<<<<
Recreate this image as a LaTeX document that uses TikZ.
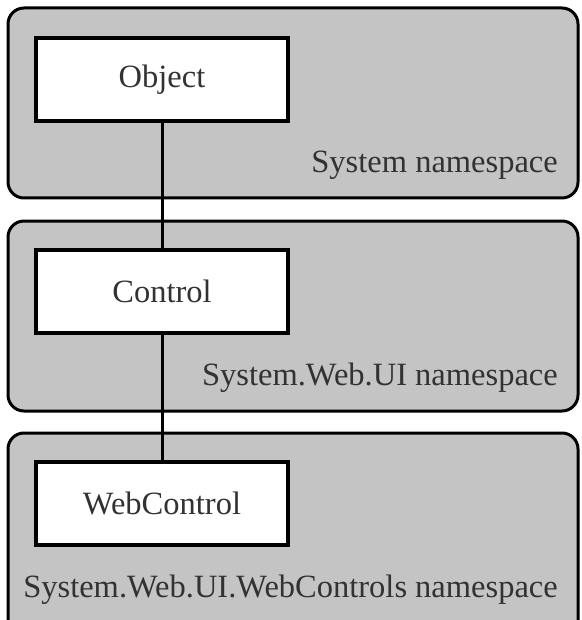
\documentclass[tikz,border=0pt]{standalone}
\usepackage{fontspec}
\setmainfont{Liberation Serif}
\definecolor{panelgray}{RGB}{196,196,196}
\definecolor{textgray}{RGB}{50,50,50}
\begin{document}
\begin{tikzpicture}[x=1pt,y=-1pt,
  panel/.style={draw=black,fill=panelgray,line width=3pt,rounded corners=16pt,
    minimum width=570pt,inner sep=0pt},
  classbox/.style={draw=black,fill=white,line width=3.5pt,minimum width=252pt,
    minimum height=83pt,inner sep=0pt,font=\fontsize{32.5}{38}\selectfont,text=textgray},
  nslabel/.style={font=\fontsize{32.5}{38}\selectfont,text=textgray,inner sep=0pt},
  link/.style={line width=3pt}]
\useasboundingbox (0,0) rectangle (581,620);
\clip (0,0) rectangle (581,620);
\fill[white] (0,0) rectangle (581,620);
\node[panel,minimum height=190pt] (p1) at (293,103) {};
\node[panel,minimum height=190pt] (p2) at (293,316) {};
\node[panel,minimum height=204pt] (p3) at (293,535) {};
\node[classbox] (obj) at (162,79.5) {Object};
\node[classbox] (ctl) at (162,291.5) {Control};
\node[classbox] (web) at (162,503.5) {WebControl};
\draw[link] (obj) -- (ctl);
\draw[link] (ctl) -- (web);
\node[nslabel,anchor=base east] (n1) at (558,173) {System namespace};
\node[nslabel,anchor=base east] (n2) at (558,385) {System.Web.UI namespace};
\node[nslabel,anchor=base east] (n3) at (558,597) {System.Web.UI.WebControls namespace};
\end{tikzpicture}
\end{document}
>>>>
Write the lines above out again exactly, without any of their pictures.

_The result_.
Recreate this image as a LaTeX document that uses TikZ.
\documentclass[tikz,border=0pt]{standalone}
\usepackage{fontspec}
\setmainfont{Liberation Serif}
\definecolor{panelgray}{RGB}{196,196,196}
\definecolor{textgray}{RGB}{50,50,50}
\begin{document}
\begin{tikzpicture}[x=1pt,y=-1pt,
  panel/.style={draw=black,fill=panelgray,line width=3pt,rounded corners=16pt,
    minimum width=570pt,inner sep=0pt},
  classbox/.style={draw=black,fill=white,line width=3.5pt,minimum width=252pt,
    minimum height=83pt,inner sep=0pt,font=\fontsize{32.5}{38}\selectfont,text=textgray},
  nslabel/.style={font=\fontsize{32.5}{38}\selectfont,text=textgray,inner sep=0pt},
  link/.style={line width=3pt}]
\useasboundingbox (0,0) rectangle (581,620);
\clip (0,0) rectangle (581,620);
\fill[white] (0,0) rectangle (581,620);
\node[panel,minimum height=190pt] (p1) at (293,103) {};
\node[panel,minimum height=190pt] (p2) at (293,316) {};
\node[panel,minimum height=204pt] (p3) at (293,535) {};
\node[classbox] (obj) at (162,79.5) {Object};
\node[classbox] (ctl) at (162,291.5) {Control};
\node[classbox] (web) at (162,503.5) {WebControl};
\draw[link] (obj) -- (ctl);
\draw[link] (ctl) -- (web);
\node[nslabel,anchor=base east] (n1) at (558,173) {System namespace};
\node[nslabel,anchor=base east] (n2) at (558,385) {System.Web.UI namespace};
\node[nslabel,anchor=base east] (n3) at (558,597) {System.Web.UI.WebControls namespace};
\end{tikzpicture}
\end{document}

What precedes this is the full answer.